◆ **What this task involves**: Transcribe all of the material exactly. Any picture in it should be left out.

◆ **Information supplied**:
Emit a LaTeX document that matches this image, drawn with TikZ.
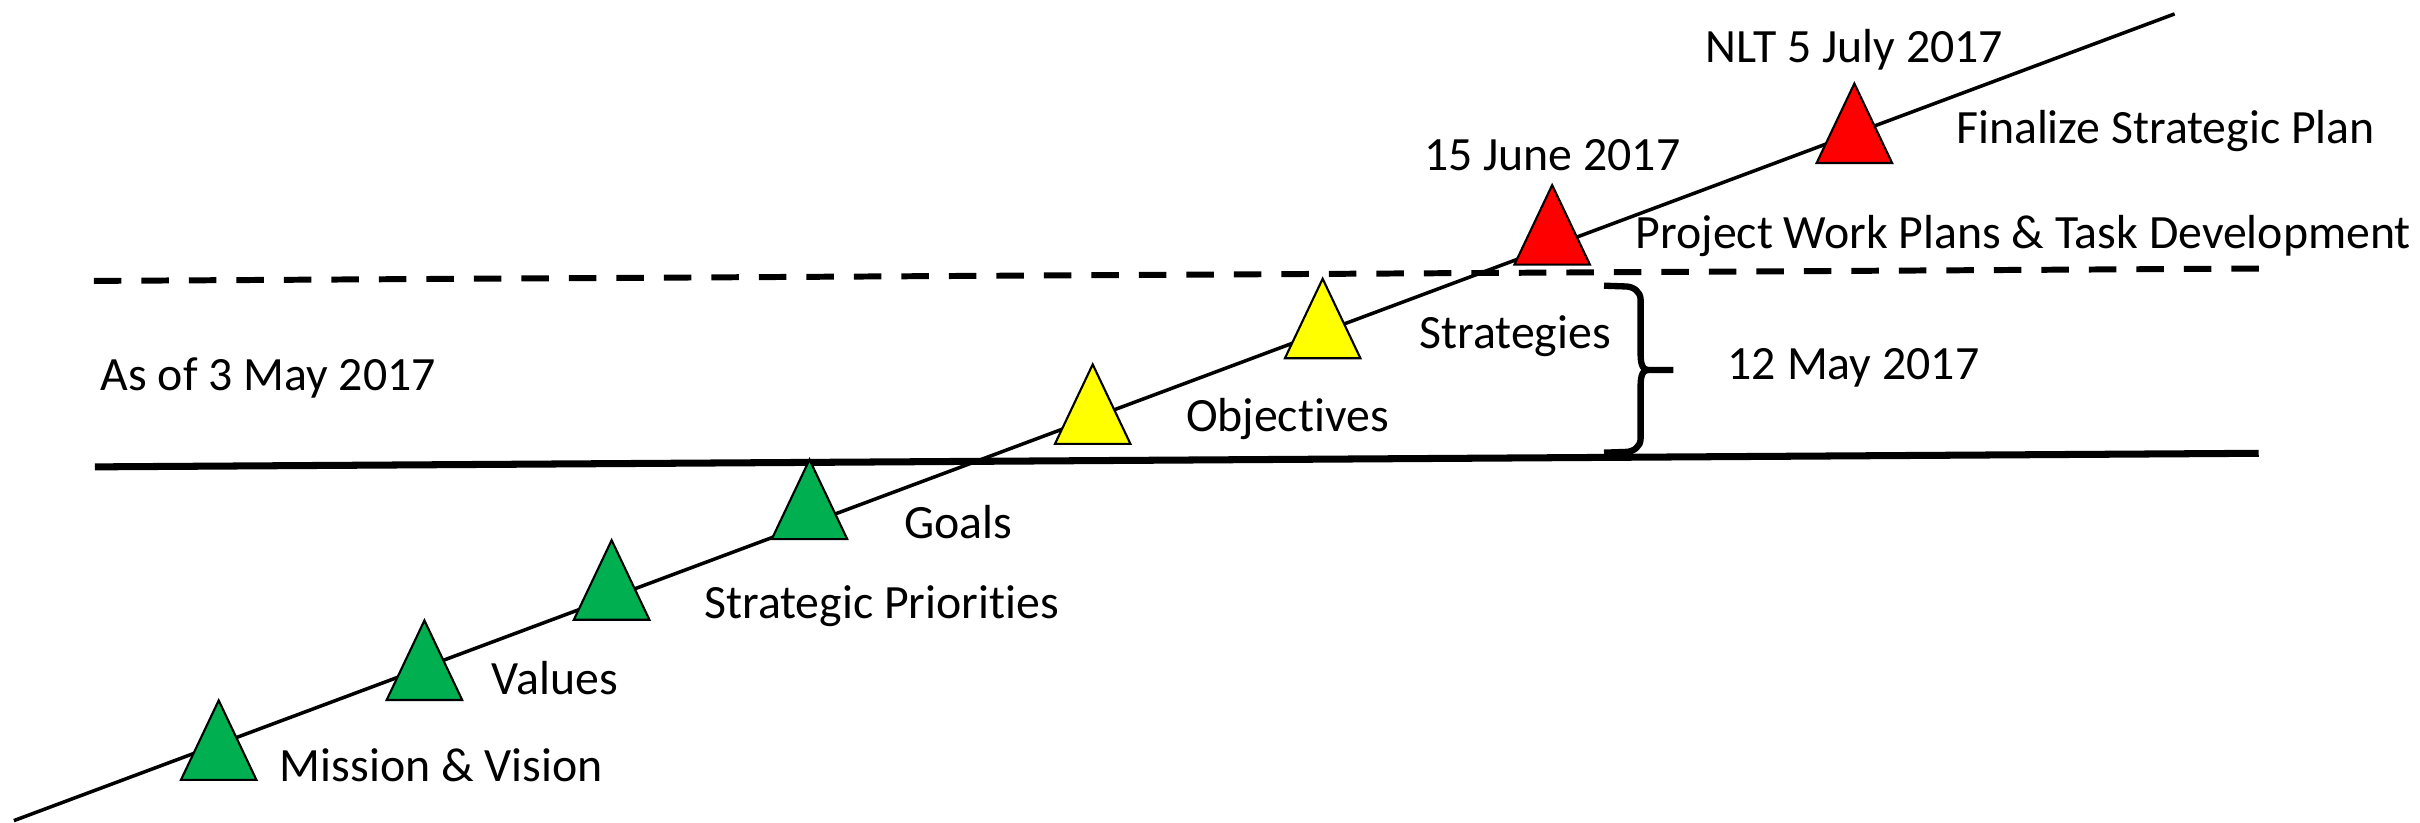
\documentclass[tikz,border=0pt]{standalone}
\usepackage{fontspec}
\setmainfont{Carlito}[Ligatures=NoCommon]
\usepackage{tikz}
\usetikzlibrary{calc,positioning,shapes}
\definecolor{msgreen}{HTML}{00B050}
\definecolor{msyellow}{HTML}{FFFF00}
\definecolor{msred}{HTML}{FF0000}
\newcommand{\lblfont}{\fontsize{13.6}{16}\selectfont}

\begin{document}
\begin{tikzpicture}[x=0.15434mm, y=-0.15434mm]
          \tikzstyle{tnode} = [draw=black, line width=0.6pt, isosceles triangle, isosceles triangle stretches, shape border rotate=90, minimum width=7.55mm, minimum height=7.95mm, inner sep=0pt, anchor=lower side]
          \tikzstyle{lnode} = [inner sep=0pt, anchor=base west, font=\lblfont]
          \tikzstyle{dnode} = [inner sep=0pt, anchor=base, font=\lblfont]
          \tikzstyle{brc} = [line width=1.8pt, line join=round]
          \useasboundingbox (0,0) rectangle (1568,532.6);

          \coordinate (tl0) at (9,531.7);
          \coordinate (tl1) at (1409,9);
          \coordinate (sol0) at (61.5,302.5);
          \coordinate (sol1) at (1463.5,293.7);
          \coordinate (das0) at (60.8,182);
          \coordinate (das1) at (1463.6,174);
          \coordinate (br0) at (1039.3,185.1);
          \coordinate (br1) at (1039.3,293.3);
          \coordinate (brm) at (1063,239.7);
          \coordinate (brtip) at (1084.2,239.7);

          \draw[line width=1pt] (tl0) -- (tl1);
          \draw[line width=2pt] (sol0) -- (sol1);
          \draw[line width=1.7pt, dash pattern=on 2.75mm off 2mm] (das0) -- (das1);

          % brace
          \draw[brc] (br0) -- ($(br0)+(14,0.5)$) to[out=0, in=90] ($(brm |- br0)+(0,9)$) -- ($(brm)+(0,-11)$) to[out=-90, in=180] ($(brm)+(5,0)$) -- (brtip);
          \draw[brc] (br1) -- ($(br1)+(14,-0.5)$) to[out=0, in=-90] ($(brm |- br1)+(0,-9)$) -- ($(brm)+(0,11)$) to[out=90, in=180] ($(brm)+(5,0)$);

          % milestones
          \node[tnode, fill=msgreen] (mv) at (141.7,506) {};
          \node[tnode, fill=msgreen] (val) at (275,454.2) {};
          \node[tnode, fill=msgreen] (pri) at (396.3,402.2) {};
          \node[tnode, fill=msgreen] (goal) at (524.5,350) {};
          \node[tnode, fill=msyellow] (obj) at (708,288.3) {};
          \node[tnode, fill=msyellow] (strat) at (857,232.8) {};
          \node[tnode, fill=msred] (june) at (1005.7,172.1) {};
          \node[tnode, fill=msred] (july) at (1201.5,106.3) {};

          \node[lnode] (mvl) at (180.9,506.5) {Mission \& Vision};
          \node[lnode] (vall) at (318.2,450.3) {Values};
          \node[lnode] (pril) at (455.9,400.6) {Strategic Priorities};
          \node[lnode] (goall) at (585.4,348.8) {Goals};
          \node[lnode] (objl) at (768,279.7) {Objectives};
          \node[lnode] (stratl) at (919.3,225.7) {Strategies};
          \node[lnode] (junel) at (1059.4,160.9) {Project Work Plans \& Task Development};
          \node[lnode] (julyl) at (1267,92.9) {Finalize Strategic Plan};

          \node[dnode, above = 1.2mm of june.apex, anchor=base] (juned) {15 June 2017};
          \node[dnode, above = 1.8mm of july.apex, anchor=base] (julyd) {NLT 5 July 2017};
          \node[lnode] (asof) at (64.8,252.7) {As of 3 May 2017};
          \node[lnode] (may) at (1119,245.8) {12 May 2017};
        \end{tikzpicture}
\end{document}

◆ **The result**:
Emit a LaTeX document that matches this image, drawn with TikZ.
\documentclass[tikz,border=0pt]{standalone}
\usepackage{fontspec}
\setmainfont{Carlito}[Ligatures=NoCommon]
\usepackage{tikz}
\usetikzlibrary{calc,positioning,shapes}
\definecolor{msgreen}{HTML}{00B050}
\definecolor{msyellow}{HTML}{FFFF00}
\definecolor{msred}{HTML}{FF0000}
\newcommand{\lblfont}{\fontsize{13.6}{16}\selectfont}

\begin{document}
\begin{tikzpicture}[x=0.15434mm, y=-0.15434mm]
          \tikzstyle{tnode} = [draw=black, line width=0.6pt, isosceles triangle, isosceles triangle stretches, shape border rotate=90, minimum width=7.55mm, minimum height=7.95mm, inner sep=0pt, anchor=lower side]
          \tikzstyle{lnode} = [inner sep=0pt, anchor=base west, font=\lblfont]
          \tikzstyle{dnode} = [inner sep=0pt, anchor=base, font=\lblfont]
          \tikzstyle{brc} = [line width=1.8pt, line join=round]
          \useasboundingbox (0,0) rectangle (1568,532.6);

          \coordinate (tl0) at (9,531.7);
          \coordinate (tl1) at (1409,9);
          \coordinate (sol0) at (61.5,302.5);
          \coordinate (sol1) at (1463.5,293.7);
          \coordinate (das0) at (60.8,182);
          \coordinate (das1) at (1463.6,174);
          \coordinate (br0) at (1039.3,185.1);
          \coordinate (br1) at (1039.3,293.3);
          \coordinate (brm) at (1063,239.7);
          \coordinate (brtip) at (1084.2,239.7);

          \draw[line width=1pt] (tl0) -- (tl1);
          \draw[line width=2pt] (sol0) -- (sol1);
          \draw[line width=1.7pt, dash pattern=on 2.75mm off 2mm] (das0) -- (das1);

          % brace
          \draw[brc] (br0) -- ($(br0)+(14,0.5)$) to[out=0, in=90] ($(brm |- br0)+(0,9)$) -- ($(brm)+(0,-11)$) to[out=-90, in=180] ($(brm)+(5,0)$) -- (brtip);
          \draw[brc] (br1) -- ($(br1)+(14,-0.5)$) to[out=0, in=-90] ($(brm |- br1)+(0,-9)$) -- ($(brm)+(0,11)$) to[out=90, in=180] ($(brm)+(5,0)$);

          % milestones
          \node[tnode, fill=msgreen] (mv) at (141.7,506) {};
          \node[tnode, fill=msgreen] (val) at (275,454.2) {};
          \node[tnode, fill=msgreen] (pri) at (396.3,402.2) {};
          \node[tnode, fill=msgreen] (goal) at (524.5,350) {};
          \node[tnode, fill=msyellow] (obj) at (708,288.3) {};
          \node[tnode, fill=msyellow] (strat) at (857,232.8) {};
          \node[tnode, fill=msred] (june) at (1005.7,172.1) {};
          \node[tnode, fill=msred] (july) at (1201.5,106.3) {};

          \node[lnode] (mvl) at (180.9,506.5) {Mission \& Vision};
          \node[lnode] (vall) at (318.2,450.3) {Values};
          \node[lnode] (pril) at (455.9,400.6) {Strategic Priorities};
          \node[lnode] (goall) at (585.4,348.8) {Goals};
          \node[lnode] (objl) at (768,279.7) {Objectives};
          \node[lnode] (stratl) at (919.3,225.7) {Strategies};
          \node[lnode] (junel) at (1059.4,160.9) {Project Work Plans \& Task Development};
          \node[lnode] (julyl) at (1267,92.9) {Finalize Strategic Plan};

          \node[dnode, above = 1.2mm of june.apex, anchor=base] (juned) {15 June 2017};
          \node[dnode, above = 1.8mm of july.apex, anchor=base] (julyd) {NLT 5 July 2017};
          \node[lnode] (asof) at (64.8,252.7) {As of 3 May 2017};
          \node[lnode] (may) at (1119,245.8) {12 May 2017};
        \end{tikzpicture}
\end{document}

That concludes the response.